Calm, quiet, peaceful.

Marissa and I stayed in his grandparents’ house. They are gone, but memories live on in every photograph adorning the walls, mantle and tables. Grandsons, granddaughters, grandparents, siblings, a visual history of 20th century Sweden, on display in a tidy little house on a tidy little street in Ingatorp.

When we turned off the lights to get into bed, it was quieter than I had remembered how quiet the world can get. No airplanes, no cars, no air conditioning, no televisions, no sound at all.

One might think all that quiet would be unnerving. It wasn’t. Once the ringing in my ears and the buzzing in my brain - caused by over-stimulation and self-induced stress - went away, the quiet was comforting.

The quiet lasted the whole time we were there. We were cradled in quiet, all day and all night. It was beautiful.

We spent one afternoon foraging for Chanterelles.

Another we went fishing.

Yet another we had a tournament of yard games - croquet, darts and a Swedish game call Kubb.

It was just the six of us: two couples and his parents. Out in the late summer sun, breathing the cleanest air possible, laughing and playing. Just being with people we care about and who care for us and otherwise with no care in the world.

One incident hit home for me in the funniest and sweetest way possible. My friend is a very cautious driver. And that is when he does drive. He’d prefer not to. But when he does he goes quite slowly, obeys all of the rules all of the time, and is very careful.

It isn’t out of fear. It is a mixture of caution and a love of rules.

But I think genetics also plays a role. Case in point, his father was driving the three of us to meet the women of our party at a lake. We came to a three-way intersection, where we were to take a left. The road - to the right and the to the left - stretched out in a slow curve over at least half a mile.

Visibility was good. We could see that the nearest cars heading in our direction were beyond the half-mile of that slow curve. They were not going to be at our intersection for a long time. We had way more than enough time to make our left turn.

I could argue we had enough time to circumnavigate the entire intersection, twice, before those cars arrived.

We didn’t.

We waited.

The cars approached from the distance, slowly. Over what felt like hours, father and son watched the cars come. Sitting in the back seat, I watched the two of them, in wonder at what was taking place.
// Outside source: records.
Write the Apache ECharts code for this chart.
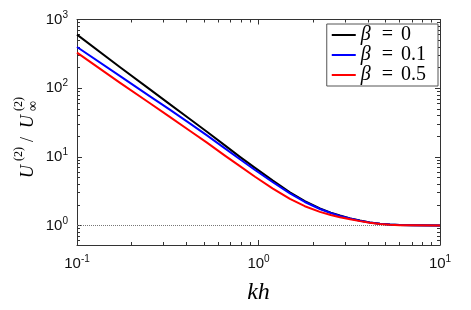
<!DOCTYPE html>
<html>
<head>
<meta charset="utf-8">
<script src="https://cdn.jsdelivr.net/npm/echarts@6/dist/echarts.min.js"></script>
<style>
html,body{margin:0;padding:0;background:#fff;}
#c{width:471px;height:310px;}
</style>
</head>
<body>
<div id="c"></div>
<script>
// ---- data ----
const kh        = [0.1, 0.172, 0.25, 0.32, 0.42, 0.52, 0.65, 0.79, 0.957, 1.2, 1.49, 1.8, 2.18, 2.5, 2.81, 3.2, 3.62, 4.1, 4.67, 5.3, 6, 7, 10];
const uBeta0    = [603, 203, 97.5, 60, 35.3, 23.2, 14.8, 10.0, 6.9, 4.5, 3.05, 2.26, 1.77, 1.54, 1.395, 1.27, 1.18, 1.11, 1.06, 1.03, 1.013, 1.005, 1.0];
const uBeta01   = [398, 151, 77.2, 50, 30.5, 20.5, 13.4, 9.23, 6.43, 4.26, 2.93, 2.2, 1.74, 1.52, 1.38, 1.265, 1.176, 1.108, 1.059, 1.03, 1.013, 1.005, 1.0];
const uBeta05   = [330, 120.5, 61.3, 39.1, 23.8, 16.1, 10.5, 7.33, 5.13, 3.45, 2.435, 1.91, 1.578, 1.42, 1.32, 1.23, 1.158, 1.099, 1.054, 1.027, 1.012, 1.005, 1.0];
const seriesNames = ['β = 0', 'β = 0.1', 'β = 0.5'];
const xTicks = [0.1, 1, 10];
const yTicks = [1, 10, 100, 1000];
const xMinor = [0.2,0.3,0.4,0.5,0.6,0.7,0.8,0.9, 2,3,4,5,6,7,8,9];
const yMinor = [0.6,0.7,0.8,0.9, 2,3,4,5,6,7,8,9, 20,30,40,50,60,70,80,90, 200,300,400,500,600,700,800,900];
const refLevel = [[0.1, 1], [10, 1]];

const X_MIN = 0.1, X_MAX = 10, Y_MIN = 0.52, Y_MAX = 1000;
const frameColor = '#333';

function powLabel(v) {
  const e = Math.round(Math.log10(v));
  return '{b|10}{s|' + e + '}';
}
const labelRich = {
  b: { fontSize: 15, fontFamily: 'Liberation Sans', color: '#111' },
  s: { fontSize: 10, fontFamily: 'Liberation Sans', color: '#111', padding: [0, 0, 9, 0] }
};

function xAxisDef(pos, major, labels) {
  return {
    type: 'log', logBase: 10, min: X_MIN, max: X_MAX, position: pos,
    axisLine: { show: major, onZero: false, lineStyle: { color: frameColor, width: 1 } },
    axisTick: { show: true, inside: true, length: major ? 5 : 3,
      customValues: major ? xTicks : xMinor,
      lineStyle: { color: frameColor, width: 1 } },
    axisLabel: { show: labels, customValues: xTicks, formatter: powLabel, rich: labelRich, margin: 9 },
    splitLine: { show: false },
    name: labels ? 'kh' : '',
    nameLocation: 'middle', nameGap: 36,
    nameTextStyle: { fontFamily: 'Liberation Serif', fontStyle: 'italic', fontSize: 24, color: '#000' }
  };
}
function yAxisDef(pos, major, labels) {
  return {
    type: 'log', logBase: 10, min: Y_MIN, max: Y_MAX, position: pos,
    axisLine: { show: major, onZero: false, lineStyle: { color: frameColor, width: 1 } },
    axisTick: { show: true, inside: true, length: major ? 5 : 3,
      customValues: major ? yTicks : yMinor,
      lineStyle: { color: frameColor, width: 1 } },
    axisLabel: { show: labels, customValues: yTicks, formatter: powLabel, rich: labelRich, margin: 9 },
    splitLine: { show: false }
  };
}

const colors = ['#000000', '#0000ff', '#ff0000'];
const values = [uBeta0, uBeta01, uBeta05];

const series = [{
  name: 'ref', type: 'line', data: refLevel, symbol: 'none', silent: true,
  lineStyle: { color: '#777', width: 1, type: [1, 1] }, z: 1
}];
values.forEach((vals, i) => {
  series.push({
    name: seriesNames[i], type: 'line', symbol: 'none', smooth: false,
    data: kh.map((x, j) => [x, vals[j]]),
    lineStyle: { color: colors[i], width: 2, join: 'round' }, itemStyle: { color: colors[i] },
    z: 2 + i
  });
});

const chart = echarts.init(document.getElementById('c'), null, { renderer: 'canvas' });
chart.setOption({
  animation: false,
  backgroundColor: '#fff',
  grid: { left: 77, top: 19.5, width: 363, height: 231, containLabel: false },
  xAxis: [
    xAxisDef('bottom', true, true),
    xAxisDef('top', true, false),
    xAxisDef('bottom', false, false),
    xAxisDef('top', false, false)
  ],
  yAxis: [
    yAxisDef('left', true, true),
    yAxisDef('right', true, false),
    yAxisDef('left', false, false),
    yAxisDef('right', false, false)
  ],
  legend: {
    data: seriesNames,
    orient: 'vertical', right: 33, top: 24,
    icon: 'rect', itemWidth: 24, itemHeight: 2, itemGap: 0,
    padding: [1, 12, 1, 5],
    backgroundColor: '#fff', borderColor: '#555', borderWidth: 1, borderRadius: 0,
    formatter: function (name) {
      const v = name.split('= ')[1];
      return '{b|β}{e|=}{n|' + v + '}';
    },
    textStyle: {
      rich: {
        b: { fontFamily: 'Liberation Serif', fontStyle: 'italic', fontSize: 20, color: '#000', lineHeight: 21 },
        e: { fontFamily: 'Liberation Serif', fontSize: 20, color: '#000', padding: [0, 8, 0, 11], lineHeight: 21 },
        n: { fontFamily: 'Liberation Serif', fontSize: 20, color: '#000', lineHeight: 21 }
      }
    }
  },
  graphic: [{
    type: 'group', x: 28, y: 137, rotation: Math.PI / 2,
    children: [
      { type: 'text', x: -41, y: 0, style: { text: 'U', font: 'italic 18px "Liberation Serif"', fill: '#000', verticalAlign: 'middle', align: 'left' } },
      { type: 'text', x: -24, y: -9, style: { text: '(2)', font: '12px "Liberation Serif"', fill: '#000', verticalAlign: 'middle', align: 'left' } },
      { type: 'text', x: -5, y: 0, style: { text: '/', font: '18px "Liberation Serif"', fill: '#000', verticalAlign: 'middle', align: 'left' } },
      { type: 'text', x: 9, y: 0, style: { text: 'U', font: 'italic 18px "Liberation Serif"', fill: '#000', verticalAlign: 'middle', align: 'left' } },
      { type: 'text', x: 26, y: -9, style: { text: '(2)', font: '12px "Liberation Serif"', fill: '#000', verticalAlign: 'middle', align: 'left' } },
      { type: 'text', x: 26, y: 5, style: { text: '∞', font: '14px "Liberation Serif"', fill: '#000', verticalAlign: 'middle', align: 'left' } }
    ]
  }],
  series: series
});
</script>
</body>
</html>
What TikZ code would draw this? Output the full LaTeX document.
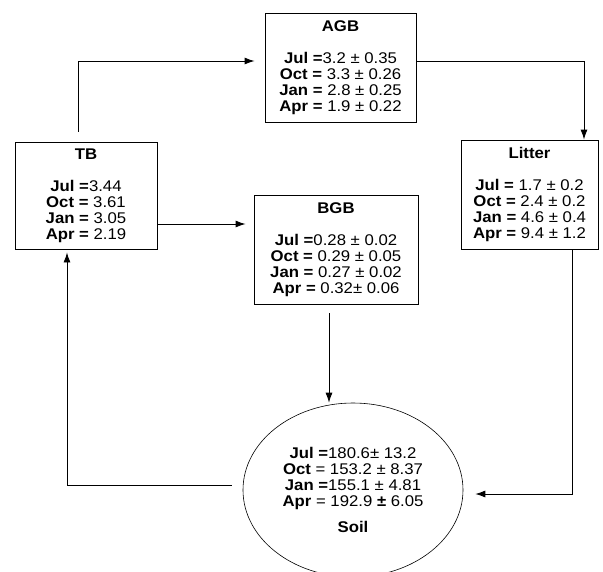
\documentclass[tikz,border=0pt]{standalone}
\usepackage{fontspec}
\setmainfont{Liberation Sans}[FakeStretch=1.08]
\usepackage{tikz}
\usetikzlibrary{shapes,arrows.meta}

\begin{document}
\begin{tikzpicture}[x=1pt,y=-1pt]
      \tikzstyle{pool}=[draw,line width=0.9pt,rectangle,align=center,inner sep=0pt,
        font=\fontsize{15.5}{16}\selectfont]
      \tikzstyle{flow}=[line width=0.9pt,-{Latex[length=10pt,width=7pt]}]
      \useasboundingbox (0,0) rectangle (603,571);
      \node[pool,minimum width=151pt,minimum height=109pt] (agb) at (340.5,67.5)
        {\textbf{AGB}\\[16pt]\textbf{Jul =}3.2 ± 0.35\\\textbf{Oct =} 3.3 ± 0.26\\
         \textbf{Jan =} 2.8 ± 0.25\\\textbf{Apr =} 1.9 ± 0.22};
      \node[pool,minimum width=142pt,minimum height=107pt] (tb) at (86,195.5)
        {\textbf{TB}\\[16pt]\textbf{Jul =}3.44\\\textbf{Oct =} 3.61\\
         \textbf{Jan =} 3.05\\\textbf{Apr =} 2.19};
      \node[pool,minimum width=164pt,minimum height=109pt] (bgb) at (336,249.5)
        {\textbf{BGB}\\[16pt]\textbf{Jul =}0.28 ± 0.02\\\textbf{Oct =} 0.29 ± 0.05\\
         \textbf{Jan =} 0.27 ± 0.02\\\textbf{Apr =} 0.32± 0.06};
      \node[pool,minimum width=137pt,minimum height=109pt] (litter) at (529.5,194.5)
        {\textbf{Litter}\\[16pt]\textbf{Jul =} 1.7 ± 0.2\\\textbf{Oct =} 2.4 ± 0.2\\
         \textbf{Jan =} 4.6 ± 0.4\\\textbf{Apr =} 9.4 ± 1.2};
      \node[pool,ellipse,line width=0.6pt,minimum width=220pt,minimum height=174pt] (soil) at (353,490)
        {\textbf{Jul =}180.6± 13.2\\\textbf{Oct} = 153.2 ± 8.37\\
         \textbf{Jan =}155.1 ± 4.81\\\textbf{Apr} = 192.9 \textbf{±} 6.05\\[10pt]\textbf{Soil}};
      % connectors
      \coordinate (tbtop) at ([xshift=-8pt]tb.north);
      \coordinate (agbin) at ([yshift=6.5pt]agb.west);
      \coordinate (agbout) at ([yshift=6.5pt]agb.east);
      \coordinate (litin) at ([xshift=54.5pt]litter.north);
      \coordinate (tbout) at ([yshift=-28.5pt]tb.east);
      \coordinate (bgbout) at ([xshift=-7pt]bgb.south);
      \coordinate (litout) at ([xshift=42.5pt]litter.south);
      \coordinate (soilin) at ([yshift=-4pt]soil.east);
      \coordinate (soilout) at ([yshift=5pt]soil.west);
      \coordinate (tbin) at ([xshift=-19pt]tb.south);
      \draw[flow,shorten <=10pt,shorten >=10pt] (tbtop) |- (agbin);
      \draw[flow] (agbout) -| (litin);
      \draw[flow,shorten >=8pt] (tbout) -- (tbout -| bgb.west);
      \draw[flow,shorten <=9pt] (bgbout) -- (bgbout |- soil.north);
      \draw[flow,shorten >=12pt] (litout) |- (soilin);
      \draw[flow,shorten <=11pt,shorten >=3pt] (soilout) -| (tbin);
\end{tikzpicture}
\end{document}
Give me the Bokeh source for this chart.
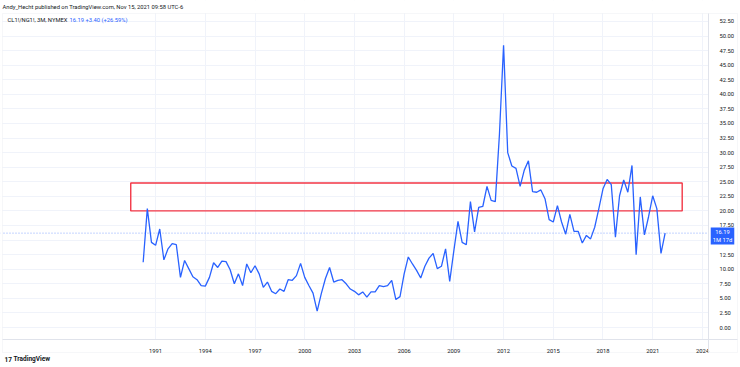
from bokeh.plotting import figure
from bokeh.models import FixedTicker, CustomJSTickFormatter, Span, Label, Range1d, BoxAnnotation
from bokeh.embed import file_html
from bokeh.resources import INLINE

# ---- data (quarterly closes of CL1!/NG1!, first bar = 1990 Q2) ----
start_year = 1990
start_quarter = 2
ratio = [
    11.2, 20.4, 14.6,            # 1990 Q2-Q4
    14.1, 16.9, 11.6, 13.5,      # 1991
    14.4, 14.2, 8.6, 11.5,       # 1992
    10.1, 8.7, 8.2, 7.2,         # 1993
    7.1, 8.6, 11.1, 10.3,        # 1994
    11.4, 11.3, 9.9, 7.5,        # 1995
    9.2, 7.2, 10.9, 9.4,         # 1996
    10.6, 9.2, 6.9, 7.8,         # 1997
    6.2, 5.8, 6.6, 6.2,          # 1998
    8.2, 8.1, 8.9, 11.0,         # 1999
    8.6, 7.2, 5.9, 2.8,          # 2000
    5.8, 8.4, 10.3, 7.8,         # 2001
    8.1, 8.2, 7.5, 6.6,          # 2002
    6.2, 5.6, 6.1, 5.2,          # 2003
    6.1, 6.1, 7.2, 7.0,          # 2004
    7.2, 8.1, 4.8, 5.3,          # 2005
    9.2, 12.1, 10.9, 9.8,        # 2006
    8.5, 10.5, 11.9, 12.7,       # 2007
    10.1, 10.5, 13.5, 7.9,       # 2008
    13.2, 18.2, 14.6, 14.2,      # 2009
    21.6, 16.4, 20.6, 20.8,      # 2010
    24.2, 21.8, 21.6, 33.1,      # 2011
    48.4, 30.0, 27.7, 27.3,      # 2012
    24.2, 27.0, 28.6, 23.3,      # 2013
    23.2, 23.6, 22.1, 18.5,      # 2014
    18.1, 20.9, 18.1, 16.0,      # 2015
    19.4, 16.5, 16.5, 14.5,      # 2016
    15.8, 15.2, 17.2, 20.4,      # 2017
    23.8, 25.4, 24.5, 15.5,      # 2018
    22.6, 25.3, 23.2, 27.8,      # 2019
    12.5, 22.4, 15.9, 19.0,      # 2020
    22.6, 20.4, 12.7, 16.19,     # 2021
]
year_ticks = [1991, 1994, 1997, 2000, 2003, 2006, 2009, 2012, 2015, 2018, 2021, 2024]
price_ticks = [0, 2.5, 5, 7.5, 10, 12.5, 15, 17.5, 20, 22.5, 25, 27.5, 30, 32.5,
               35, 37.5, 40, 42.5, 45, 47.5, 50, 52.5]
zone_x = [1989.5, 2022.78]
zone_y = [20.0, 24.8]
last_value = 16.19
last_change = "+3.40 (+26.59%)"
countdown = "1M 17d"
header = "Andy_Hecht published on TradingView.com, Nov 15, 2021 09:58 UTC-6"
symbol = "CL1!/NG1!, 3M, NYMEX"

t = [start_year + (start_quarter - 1) * 0.25 + i * 0.25 for i in range(len(ratio))]

FONT = "Roboto"
BLUE = "#2962ff"
TXT = "#131722"
GRID = "#f0f3fa"
EDGE = "#e0e3eb"
W, H = 740, 367

# the frame covers the whole canvas; map canvas pixels <-> data
X0 = 1991 - 155.1 / 16.57
X1 = X0 + W / 16.57
Y1 = 327 / 5.829
Y0 = Y1 - H / 5.829


def px_x(px):
    return X0 + px * (X1 - X0) / W


def px_y(py):
    return Y1 - py * (Y1 - Y0) / H


p = figure(width=W, height=H, output_backend="svg", toolbar_location=None,
           x_range=Range1d(X0, X1), y_range=Range1d(Y0, Y1),
           y_axis_location="right",
           min_border_left=0, min_border_top=0, min_border_right=0, min_border_bottom=0)
p.background_fill_color = "white"
p.border_fill_color = "white"
p.outline_line_color = None

p.xaxis.ticker = FixedTicker(ticks=year_ticks)
p.xaxis.formatter = CustomJSTickFormatter(code="return tick.toFixed(0);")
p.yaxis.ticker = FixedTicker(ticks=price_ticks)
p.yaxis.formatter = CustomJSTickFormatter(code="return tick == 15 ? '' : tick.toFixed(2);")
p.xaxis.fixed_location = px_y(339)
p.yaxis.fixed_location = px_x(708)
p.xaxis.bounds = (px_x(2), px_x(737))
p.yaxis.bounds = (px_y(352), px_y(13))
for ax in (p.xaxis[0], p.yaxis[0]):
    ax.major_tick_line_color = None
    ax.minor_tick_line_color = None
    ax.axis_line_color = EDGE
    ax.major_label_text_font = FONT
    ax.major_label_text_font_size = "5.8px"
    ax.major_label_text_color = TXT
p.xaxis.major_label_standoff = 3
p.yaxis.major_label_standoff = 5

p.xgrid.grid_line_color = GRID
p.ygrid.grid_line_color = GRID

p.add_layout(Span(location=last_value, dimension="width", line_color=BLUE,
                  line_alpha=0.55, line_dash="1 2", line_width=1, level="underlay"))

# hide grid outside the price pane
for kw in (dict(left=px_x(708)), dict(bottom=px_y(13)), dict(top=px_y(339)), dict(right=px_x(2))):
    p.add_layout(BoxAnnotation(fill_color="white", fill_alpha=1, line_color=None,
                               level="underlay", **kw))
p.add_layout(BoxAnnotation(left=px_x(2), right=px_x(737), top=px_y(13), bottom=px_y(352),
                           fill_alpha=0, line_color=EDGE, line_width=1, level="underlay"))

p.quad(left=[zone_x[0]], right=[zone_x[1]], bottom=[zone_y[0]], top=[zone_y[1]],
       fill_color=None, line_color="#f23645", line_width=1.4)

p.line(t, ratio, line_color=BLUE, line_width=1.3)

# texts
p.add_layout(Label(x=px_x(2), y=px_y(6), text=header, text_font=FONT, text_font_size="5.8px",
                   text_color=TXT, text_baseline="middle", text_align="left"))
p.add_layout(Label(x=px_x(7), y=px_y(19), text=symbol, text_font=FONT, text_font_size="5.8px",
                   text_color=TXT, text_baseline="middle", text_align="left"))
p.add_layout(Label(x=px_x(69), y=px_y(19), text="%.2f %s" % (last_value, last_change),
                   text_font=FONT, text_font_size="5.8px",
                   text_color=BLUE, text_baseline="middle", text_align="left"))
p.add_layout(Label(x=px_x(722), y=px_y(235.5),
                   text="%.2f\n%s" % (last_value, countdown), text_font=FONT, text_font_size="5.8px",
                   text_color="white", text_baseline="middle", text_align="center",
                   background_fill_color=BLUE, padding=2))
p.add_layout(Label(x=px_x(13), y=px_y(358.5), text="TradingView", text_font=FONT,
                   text_font_size="6.5px", text_font_style="bold",
                   text_color=TXT, text_baseline="middle", text_align="left"))
p.add_layout(Label(x=px_x(4), y=px_y(358.5), text="17", text_font=FONT,
                   text_font_size="6.5px", text_font_style="bold",
                   text_color=TXT, text_baseline="middle", text_align="left"))

open("out.html", "w").write(file_html(p, INLINE))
I suppressed a grin, as I did not want to break the silent, solemn agreement happening in the front. We had to wait for oncoming traffic to pass. We just had to wait for it to pass. Even if it wasn’t going to pass until tomorrow. We were going to wait.

The first passed.

A while later, so did the second.

The third and final car - I am pretty sure the only car within miles at that point - passed through the intersection. We finally took our left turn.

I’ve laughed about this a few times since. I’ve also begun to appreciate it more and to realize I could learn from it. We were in this peaceful, verdant place. We had no obligations and no needs. Why should we hurry? What was that going to do for us? And why should we take a risk - even a tiny one - when we didn’t need to?

It also made me realize that sometimes - many times - we have to move on. We leave the place we love because, in the end, our potential takes us elsewhere.

But moving on doesn’t necessarily mean leaving behind. Moving on can mean bringing with. So while we can’t physically be in two places at once, we can, and almost always do, bring with us where we are from.

The day we left - driving from Ingatorp to Bovallstrand on the West Coast - we stopped at the church where our friends had been married. Modern Sweden is a very secular country, but the church still has a role to fill. It is still a part of and reflects its community.

The church at Ingatorp reflects its community well. Both have been around for centuries. Current generations don’t see or depend on them the same way their ancestors had - many leaving for more opportunity elsewhere - but they respect them just the same.

Like its church, Ingatorp could be said to be a bit old fashioned. Also like its church, it is very well maintained. It is welcoming. It is lovely.

And it is beautifully, peacefully, blissfully quiet.